For 2026, I keep coming back to one truth: The future of journalism depends on our ability to diversify revenue far more intentionally.

For years, I believed one of my former employers was among the strongest examples of this model. During my tenure there, they had newsletter sponsorships, events, digital and print advertising, and a clear playbook for how each line supported the others. Today’s landscape requires an even deeper level of diversification. It’s not enough to have multiple revenue lines. We need to build experiences where every single project or product has revenue potential. We need to treat that as a strategic requirement rather than a nice-to-have, meaning we consider a revenue spot for everything.

Sound obvious? Maybe, but it will require a major mind shift for some organizations, even in 2026.

Audience habits have changed, and the pathways that once reliably brought people to our sites continue to decline. The audience’s journey now begins in dozens of places: platforms, AI apps and devices where the publisher has limited control.
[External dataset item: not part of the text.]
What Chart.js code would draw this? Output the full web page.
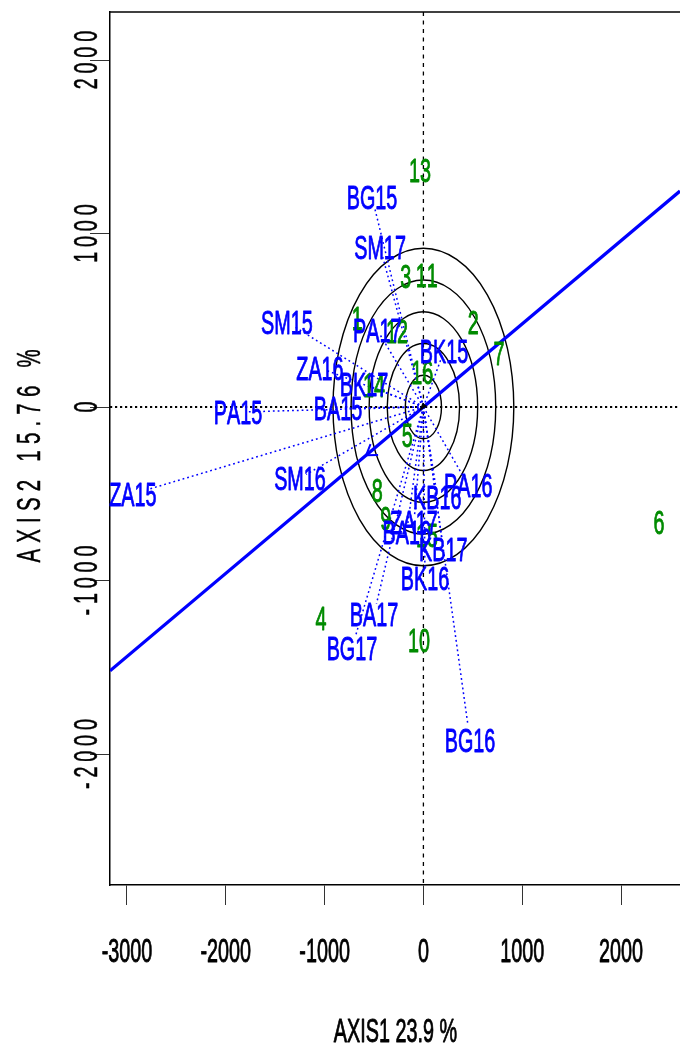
<!DOCTYPE html>
<html>
<head>
<meta charset="utf-8">
<title>GGE biplot</title>
<script src="https://cdn.jsdelivr.net/npm/chart.js@4.4.1/dist/chart.umd.min.js"></script>
<style>
  html, body { margin: 0; padding: 0; background: #ffffff; }
  #wrap { width: 680px; height: 1049px; }
  canvas { display: block; }
</style>
</head>
<body>
<div id="wrap"><canvas id="biplot" width="680" height="1049"></canvas></div>
<script>
// Genotype scores (AXIS1, AXIS2)
const genotypeLabels = ['1','2','3','4','5','6','7','8','9','10','11','12','13','14','15','16'];
const genotypeX = [-669, 505, -179, -1036, -163, 2385, 765, -467, -382, -45, 33, -267, -34, -500, 36, -11];
const genotypeY = [513, 490, 757, -1216, -165, -663, 311, -482, -640, -1343, 761, 440, 1366, 127, -738, 198];

// Environment scores (AXIS1, AXIS2)
const envLabels = ['BG15','SM17','SM15','ZA16','PA15','BA15','BK17','PA17','BK15','PA16',
                   'KB16','ZA17','BA16','KB17','BK16','BA17','BG17','BG16','SM16','ZA15'];
const envX = [-520, -439, -1381, -1047, -1877, -864, -601, -467, 209, 454,
              141, -95, -169, 201, 16, -500, -723, 472, -1249, -2940];
const envY = [1210, 922, 490, 225, -29, -6, 133, 444, 324, -450,
              -517, -661, -722, -818, -986, -1193, -1389, -1919, -409, -501];

// Average environment coordinate (defines the AEA line and its arrow)
const aeaPoint = [-580, -278];

// Concentric circle radii around the origin
const circleRadii = [183, 366, 549, 732, 915];

// Axis ticks, limits and titles
const xTicks = [-3000, -2000, -1000, 0, 1000, 2000];
const yTicks = [-2000, -1000, 0, 1000, 2000];
const X_LIMITS = [-3172, 2597];
const Y_LIMITS = [-2755, 2277];
const xTitle = 'AXIS1 23.9 %';
const yTitle = 'AXIS2 15.76 %';

// Environment vectors stop just short of their labels
const RAY_REACH = 0.95;

const BLUE = '#0000ff';
const GREEN = '#008b00';
const FONT = '"Liberation Sans", Arial, Helvetica, sans-serif';

// Draw condensed text centred on (x, y); optional rotation and extra letter spacing
function drawText(ctx, text, x, y, opt) {
  const o = Object.assign({ size: 33, sx: 0.6, color: '#000', rotate: 0, spacing: 0, weight: 0.9 }, opt || {});
  ctx.save();
  ctx.translate(x, y);
  if (o.rotate) ctx.rotate(o.rotate);
  ctx.scale(o.sx, 1);
  ctx.font = o.size + 'px ' + FONT;
  ctx.fillStyle = o.color;
  ctx.strokeStyle = o.color;
  ctx.lineWidth = o.weight;
  ctx.lineJoin = 'round';
  ctx.textBaseline = 'alphabetic';
  ctx.textAlign = 'left';
  const chars = Array.from(text);
  const widths = chars.map(c => ctx.measureText(c).width);
  const total = widths.reduce((a, b) => a + b, 0) + o.spacing * (chars.length - 1);
  let cx = -total / 2;
  const base = o.size * 0.358;
  chars.forEach((c, i) => {
    ctx.fillText(c, cx, base);
    if (o.weight > 0) ctx.strokeText(c, cx, base);
    cx += widths[i] + o.spacing;
  });
  ctx.restore();
}

const toPoints = (xs, ys) => xs.map((x, i) => ({ x: x, y: ys[i] }));

const rayDatasets = envLabels.map((name, i) => ({
  label: name + ' vector',
  data: [{ x: 0, y: 0 }, { x: envX[i] * RAY_REACH, y: envY[i] * RAY_REACH }],
  showLine: true,
  borderColor: BLUE,
  borderWidth: 1.5,
  borderDash: [1.8, 3],
  pointRadius: 0,
  fill: false
}));

const aeaSlope = aeaPoint[1] / aeaPoint[0];

const datasets = [
  ...rayDatasets,
  {
    label: 'AEA',
    data: [{ x: X_LIMITS[0], y: X_LIMITS[0] * aeaSlope }, { x: X_LIMITS[1], y: X_LIMITS[1] * aeaSlope }],
    showLine: true,
    borderColor: BLUE,
    borderWidth: 3.3,
    pointRadius: 0,
    fill: false
  },
  {
    label: 'Genotypes',
    data: toPoints(genotypeX, genotypeY),
    pointRadius: 0,
    textLabels: genotypeLabels,
    textColor: GREEN
  },
  {
    label: 'Environments',
    data: toPoints(envX, envY),
    pointRadius: 0,
    textLabels: envLabels,
    textColor: BLUE
  }
];

const biplotDecor = {
  id: 'biplotDecor',
  beforeDatasetsDraw(chart) {
    const { ctx, chartArea: a, scales: { x, y } } = chart;
    const x0 = x.getPixelForValue(0);
    const y0 = y.getPixelForValue(0);
    ctx.save();
    // reference axes through the origin
    ctx.strokeStyle = '#000';
    ctx.lineWidth = 1.3;
    ctx.setLineDash([4, 4.5]);
    ctx.beginPath();
    ctx.moveTo(x0, a.top);
    ctx.lineTo(x0, a.bottom);
    ctx.stroke();
    ctx.lineWidth = 1.9;
    ctx.setLineDash([2.2, 2.8]);
    ctx.beginPath();
    ctx.moveTo(a.left, y0);
    ctx.lineTo(a.right, y0);
    ctx.stroke();
    ctx.setLineDash([]);
    // concentric circles
    ctx.lineWidth = 1.4;
    circleRadii.forEach(r => {
      const rx = x.getPixelForValue(r) - x0;
      const ry = y0 - y.getPixelForValue(r);
      ctx.beginPath();
      ctx.ellipse(x0, y0, rx, ry, 0, 0, Math.PI * 2);
      ctx.stroke();
    });
    ctx.restore();
  },
  afterDatasetsDraw(chart) {
    const { ctx, chartArea: a, scales: { x, y } } = chart;
    const x0 = x.getPixelForValue(0);
    const y0 = y.getPixelForValue(0);
    ctx.save();
    // arrow head at the average environment
    const tx = x.getPixelForValue(aeaPoint[0]);
    const ty = y.getPixelForValue(aeaPoint[1]);
    const k = 0.7;
    const bx = (x0 - tx) / k, by = y0 - ty;
    const len = Math.hypot(bx, by);
    const ux = bx / len, uy = by / len;
    ctx.strokeStyle = BLUE;
    ctx.lineWidth = 2;
    ctx.beginPath();
    [Math.PI / 6, -Math.PI / 6].forEach(t => {
      const dx = (ux * Math.cos(t) - uy * Math.sin(t)) * k;
      const dy = ux * Math.sin(t) + uy * Math.cos(t);
      const n = Math.hypot(dx, dy);
      ctx.moveTo(tx, ty);
      ctx.lineTo(tx + dx / n * 12, ty + dy / n * 12);
    });
    ctx.stroke();
    // marker at the origin
    ctx.fillStyle = '#000';
    ctx.beginPath();
    ctx.moveTo(x0 - 4, y0 + 4);
    ctx.lineTo(x0 + 4, y0 - 1);
    ctx.lineTo(x0 - 1, y0 - 4);
    ctx.closePath();
    ctx.fill();
    ctx.restore();

    // point labels
    chart.data.datasets.forEach((ds, di) => {
      if (!ds.textLabels) return;
      const meta = chart.getDatasetMeta(di);
      meta.data.forEach((pt, i) => {
        drawText(ctx, ds.textLabels[i], pt.x, pt.y, { color: ds.textColor });
      });
    });

    // top edge of the frame
    ctx.save();
    ctx.strokeStyle = '#000';
    ctx.lineWidth = 1.5;
    ctx.beginPath();
    ctx.moveTo(a.left, a.top);
    ctx.lineTo(a.right, a.top);
    ctx.stroke();
    ctx.restore();
  },
  afterDraw(chart) {
    const { ctx, scales: { x, y } } = chart;
    xTicks.forEach(v => drawText(ctx, String(v), x.getPixelForValue(v), 950, { sx: 0.6 }));
    yTicks.forEach(v => drawText(ctx, String(v), 85, y.getPixelForValue(v),
      { sx: 0.6, spacing: 8, rotate: -Math.PI / 2, weight: 0.5 }));
    drawText(ctx, xTitle, (x.getPixelForValue(-1000) + x.getPixelForValue(1000)) / 2 - 28, 1030, { sx: 0.6 });
    drawText(ctx, yTitle, 28, 456, { sx: 0.62, spacing: 10, rotate: -Math.PI / 2, weight: 0.5 });
  }
};

new Chart(document.getElementById('biplot'), {
  type: 'scatter',
  data: { datasets: datasets },
  options: {
    responsive: false,
    animation: false,
    devicePixelRatio: 1,
    layout: { padding: { top: 12, right: 0, bottom: 0, left: 0 } },
    plugins: { legend: { display: false }, tooltip: { enabled: false } },
    scales: {
      x: {
        type: 'linear',
        min: X_LIMITS[0],
        max: X_LIMITS[1],
        afterBuildTicks: s => { s.ticks = xTicks.map(v => ({ value: v })); },
        afterFit: s => { s.height = 164; },
        ticks: { display: false },
        grid: { drawOnChartArea: false, drawTicks: true, tickLength: 20, color: '#333', lineWidth: 1 },
        border: { display: true, color: '#000', width: 1.5 }
      },
      y: {
        type: 'linear',
        min: Y_LIMITS[0],
        max: Y_LIMITS[1],
        afterBuildTicks: s => { s.ticks = yTicks.map(v => ({ value: v })); },
        afterFit: s => { s.width = 110; },
        ticks: { display: false },
        grid: { drawOnChartArea: false, drawTicks: true, tickLength: 20, color: '#333', lineWidth: 1 },
        border: { display: true, color: '#000', width: 1.5 }
      }
    }
  },
  plugins: [biplotDecor]
});
</script>
</body>
</html>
Apple News, YouTube, TikTok, Instagram Reels, podcasts, newsletters: Each one is now an ecosystem unto itself. That means every time our journalism shows up somewhere, we need to ask: What are at least two revenue sources this product or platform could yield? If the answer is zero, or even just one, we should pause long enough to ask whether it makes sense in an environment where the survival of news is severely threatened.
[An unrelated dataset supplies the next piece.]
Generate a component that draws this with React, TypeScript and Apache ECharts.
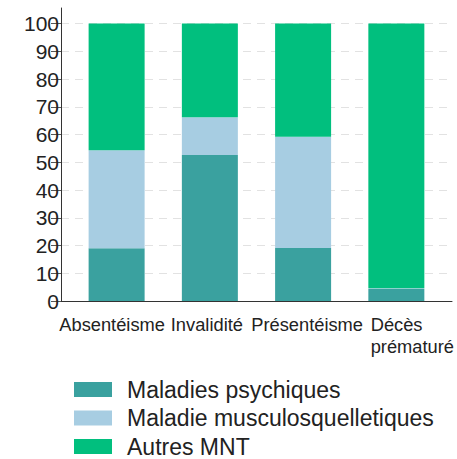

Diversification isn’t only about protecting ourselves from volatility. It’s about building resilience into the model itself. How do we limit risks if a platform changes its policies or if a foundation shifts its giving priorities? One effort I admired in the last year was The 19th fundraising for an endowment. We must build in redundancy by design with new approaches. A news experience shouldn’t be limited to pageviews or newsletter metrics. It should earn revenue, sponsorship, live-event extensions, membership conversion, brand awareness, and intellectual property value. In an unstable economy and challenged news industry, ad and sponsorship revenue will not be easy to raise. That’s one reason I have my eye on URL Media’s new effort, backed by the Knight Foundation, to grow sustainability for community media. All highly mission-driven work needs pathways to sustainability.

This mindset isn’t just for one type of journalism model. For-profit news, nonprofits, and public benefit corporations face the same pressures, the same platform dependency, the same need to build buffers against economic and philanthropic uncertainty. We can honor missions and pursue revenue at the same time; in fact, we have to. Journalism and information can’t serve communities if the organizations producing it cannot sustain themselves. Every new idea, every new product, every new distribution channel should come with a simple question attached: Where does the money come from, and does it come from more than one place?

We shouldn’t be afraid to think this way. It’s necessary. Diversified revenue is not the back-end part of a strategy; it is the strategy. And in 2026, the organizations that will thrive are the ones that build business models as creative and dynamic as the journalism itself.

Ebony Reed is chief strategy officer at The Marshall Project.